Nun aber zu den eigentlichen Attack-&-Decay-Features: Als einfachstes Beispiel kann wohl ein Volume Swell dienen. Hierfür stellt man die Sensitivity so ein, dass sie neue Töne der Gitarre gut erkennt, regelt Volume erst mal mittig und dreht Blend komplett auf, damit nichts vom trockenen Signal durchkommt. Nun stellt man Attack auf etwa 9 Uhr und dreht Decay voll auf. Die Abklingzeit wird also nicht beschnitten, aber das Signal wird langsam eingefadet. Im Mono-Modus kann man hier sogar die Form der Kurve ändern in der dies geschieht. Allerdings verarbeitet Mono ja die eingehenden Signale nicht einzeln, sodass es bei schnellerem Spiel nie laut wird – weil der Sound immer wieder neu probiert, einzufaden.

Genau da hilft der Poly-Modus, der aus dem HOG2 übernommen wurde. Dieser funktioniert selbst bei schnelleren Passagen erstaunlich gut und verarbeitet jeden Ton einzeln. Spätestens hier wird klar, warum man das nicht mehr einfach mit einem Volume-Pedal oder dem Regler an der Gitarre selber macht – das wäre schon ordentlich Arbeit.

Dreht man Attack etwas weiter auf, so landet man in Gefilden, die an gestrichene Instrumente erinnern. Etwas, was ich oft mit anderen Mitteln probiere umzusetzen. Und ich muss sagen: Das funktioniert hier wirklich toll.

Dreht man Attack ganz nach links, aber dafür Decay nicht ganz auf, so ergibt sich der gegenteilige Effekt: Die Töne werden am Abklingen gehindert. Ganz zugedreht bleibt kaum noch was übrig, so ab etwa 9 Uhr erinnert das Ganze an ein Banjo und kann wirklich Spaß machen. Natürlich ist auch jede Kombination aus Attack und Decay möglich. EHX empfiehlt den Mono Modus, wenn man Attack & Decay zeitgleich beeinflussen möchte. Dann bleibt das Signal auch sauberer, im Poly Modus ergeben sich aber teils interessante Sounds, die dann eben nicht mehr ganz „rein“ sind.

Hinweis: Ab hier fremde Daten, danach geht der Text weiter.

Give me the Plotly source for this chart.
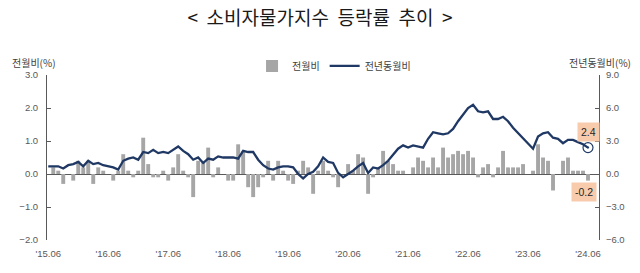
import plotly.graph_objects as go

# ---- data ----
months = list(range(109))  # 2015.06 .. 2024.06
tick_idx = [0, 12, 24, 36, 48, 60, 72, 84, 96, 108]
tick_labels = ["'15.06", "'16.06", "'17.06", "'18.06", "'19.06",
               "'20.06", "'21.06", "'22.06", "'23.06", "'24.06"]

mom = [
    0.0, 0.2, 0.1, -0.3, 0.0, -0.2, 0.4,                              # 2015.06-12
    0.2, 0.4, -0.3, 0.2, 0.1, 0.0, -0.2, 0.1, 0.6, 0.1, -0.1, 0.1,    # 2016
    1.1, 0.3, -0.1, -0.1, 0.1, -0.2, 0.2, 0.6, 0.1, -0.1, -0.7, 0.4,  # 2017
    0.4, 0.8, -0.1, 0.2, 0.0, -0.2, -0.2, 0.9, 0.7, -0.4, -0.7, -0.4, # 2018
    -0.1, 0.4, -0.2, 0.4, 0.1, -0.2, -0.3, 0.1, 0.4, 0.2, -0.6, 0.1,  # 2019
    0.4, 0.1, -0.1, -0.4, 0.0, 0.3, 0.1, 0.6, 0.5, -0.6, -0.1, 0.2,   # 2020
    0.7, 0.4, 0.3, 0.1, 0.1, 0.0, 0.2, 0.5, 0.4, 0.2, 0.5, 0.2,       # 2021
    0.8, 0.5, 0.6, 0.7, 0.6, 0.7, 0.5, -0.1, 0.2, 0.3, -0.1, 0.2,     # 2022
    0.7, 0.2, 0.2, 0.2, 0.3, 0.0, 0.1, 0.9, 0.5, 0.4, -0.5, 0.0,      # 2023
    0.4, 0.5, 0.1, 0.1, 0.1, -0.2,                                    # 2024.01-06
]

yoy = [
    0.7, 0.7, 0.7, 0.5, 0.8, 0.9, 1.1,                                # 2015.06-12
    0.7, 1.2, 0.9, 1.0, 0.8, 0.7, 0.6, 0.4, 1.2, 1.4, 1.5, 1.3,       # 2016
    2.0, 1.9, 2.2, 1.9, 2.0, 1.9, 2.2, 2.5, 2.1, 1.8, 1.3, 1.5,       # 2017
    1.0, 1.4, 1.3, 1.6, 1.5, 1.5, 1.5, 1.4, 2.1, 2.0, 2.0, 1.3,       # 2018
    0.8, 0.5, 0.4, 0.6, 0.7, 0.7, 0.6, 0.0, -0.4, 0.0, 0.2, 0.7,      # 2019
    1.5, 1.1, 1.0, 0.1, -0.3, 0.0, 0.3, 0.7, 1.0, 0.1, 0.6, 0.5,      # 2020
    0.8, 1.2, 1.8, 2.3, 2.6, 2.4, 2.6, 2.5, 2.4, 3.2, 3.8, 3.7,       # 2021
    3.6, 3.7, 4.1, 4.8, 5.4, 6.0, 6.3, 5.7, 5.6, 5.7, 5.0, 5.0,       # 2022
    5.2, 4.8, 4.2, 3.7, 3.3, 2.7, 2.3, 3.4, 3.7, 3.8, 3.3, 3.2,       # 2023
    2.8, 3.1, 3.1, 2.9, 2.7, 2.4,                                     # 2024.01-06
]

BAR = "#A6A6A6"
LINE = "#1F3864"
AX = "#595959"
TXT = "#404040"
NUMFONT = "Liberation Sans, Arial, Noto Sans CJK KR, sans-serif"
KRFONT = "Noto Sans CJK KR, sans-serif"

fig = go.Figure()
fig.add_trace(go.Bar(x=months, y=mom, name="전월비", marker_color=BAR,
                     marker_line_width=0, yaxis="y"))
fig.add_trace(go.Scatter(x=months, y=yoy, name="전년동월비", mode="lines",
                         line=dict(color=LINE, width=2.3), yaxis="y2"))
fig.add_trace(go.Scatter(x=[months[-1]], y=[yoy[-1]], mode="markers",
                         marker=dict(symbol="circle-open-dot", size=10, color=LINE,
                                     line=dict(color=LINE, width=1.2)),
                         yaxis="y2", showlegend=False, hoverinfo="skip"))

fig.update_layout(
    width=640, height=273,
    margin=dict(l=47, r=41, t=75, b=33),
    paper_bgcolor="white", plot_bgcolor="white",
    bargap=0.22,
    font=dict(family=NUMFONT, size=10, color=TXT),
    title=dict(text="<  소비자물가지수  등락률  추이  >", x=0.5, xanchor="center",
               y=0.932, yanchor="middle",
               font=dict(family=KRFONT, size=19, color="#1a1a1a")),
    showlegend=True,
    legend=dict(orientation="h", x=0.52, xanchor="center", y=1.055, yanchor="middle",
                font=dict(family=KRFONT, size=10, color=TXT),
                bgcolor="rgba(0,0,0,0)", itemwidth=30, tracegroupgap=0),
    xaxis=dict(range=[-0.25, 110.2], tickmode="array", tickvals=tick_idx,
               ticktext=tick_labels, showgrid=False, showline=False, zeroline=False,
               ticks="", tickfont=dict(size=9.5, color=AX), ticklabelstandoff=6),
    yaxis=dict(range=[-2, 3], dtick=1, tick0=0, tickformat=".1f", showgrid=False,
               showline=True, linecolor=AX, linewidth=1, ticks="inside", ticklen=4,
               tickcolor=AX, zeroline=True, zerolinecolor=AX, zerolinewidth=1,
               tickfont=dict(size=9.5, color=AX), ticklabelstandoff=6),
    yaxis2=dict(range=[-6, 9], dtick=3, tick0=0, tickformat=".1f", overlaying="y",
                side="right", showgrid=False, showline=True, linecolor=AX, linewidth=1,
                ticks="inside", ticklen=4, tickcolor=AX, zeroline=False,
                tickfont=dict(size=9.5, color=AX), ticklabelstandoff=4),
)

fig.add_annotation(text="전월비(%)", xref="paper", yref="paper", x=-0.024, y=1.073,
                   xanchor="center", yanchor="middle", showarrow=False,
                   font=dict(family=KRFONT, size=10, color=TXT))
fig.add_annotation(text="전년동월비(%)", xref="paper", yref="paper", x=1.061, y=1.073,
                   xanchor="right", yanchor="middle", showarrow=False,
                   font=dict(family=KRFONT, size=10, color=TXT))

fig.add_annotation(text=f"{yoy[-1]:.1f}", x=months[-1], y=yoy[-1], xref="x", yref="y2",
                   showarrow=False, yshift=16, bgcolor="#F8CBAD", borderpad=3,
                   font=dict(family=NUMFONT, size=10.5, color="#262626"))
fig.add_annotation(text=f"{mom[-1]:.1f}", x=months[-1], y=mom[-1], xref="x", yref="y",
                   showarrow=False, yshift=-11, xshift=-4, bgcolor="#F8CBAD", borderpad=3,
                   font=dict(family=NUMFONT, size=10.5, color="#262626"))

fig.write_html("out.html")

Wenn man möchte, dass eine Hüllkurve nicht nur ein Mal, sondern wiederholt durchlaufen wird, so kann man dies durch einen besonderen Tastendruck einstellen. Warum man das will? Weil man dann auf einmal ein sehr fein einstellbares Tremolo hat.

Generell lässt sich am Attack Decay sehr viel über sekundäre Funktionen oder das Drücken von mehreren Schaltern zugleich regeln. Jetzt wird auch klar, warum die (englischsprachige) Anleitung 24 Seiten hat. In dieser wird unter anderem auch ausführlich beschrieben, wie ein Expression Pedal anzuschließen ist. Ab Werk kontrolliert dies das Volume des Pedals. Jedoch kann man mit wenigen Handgriffen jedes der acht Potis – und auch jede Kombination – steuern. Und diese Kombination ist dann auch noch im Preset abspeicherbar. Ich will gar nicht wissen, was das alles von einem kleinen Boutique-Hersteller kosten würde.

Resümee

Wow. Ich habe das Pedal eingangs völlig unterschätzt. Es ist mal wieder super, was einem Electro-Harmonix zu dem aufgerufenen Preis hinstellt. Man kann nicht nur Attack und Decay regeln, wie es der Name verspricht. Man bekommt auch ein vollwertiges Fuzz und verschiedene Modi. Dazu noch drei Presets, die Option, alles Mögliche mit einem Expression-Pedal zu modulieren und einen Effekt-Loop dazu. Und dann gibt es noch jede Menge sekundäre Funktionen durch die sich beispielsweise ein Kompressor oder ein Tremolo aktivieren lassen. Die Grundfunktionalität bleibt aber immer klar ersichtlich und lässt sich entspannt einstellen. Dabei trackt das Gerät insbesondere im Poly Mode richtig gut und wird so sicher das ein oder andere Volume Pedal für Swells und Fade-Ins ablösen.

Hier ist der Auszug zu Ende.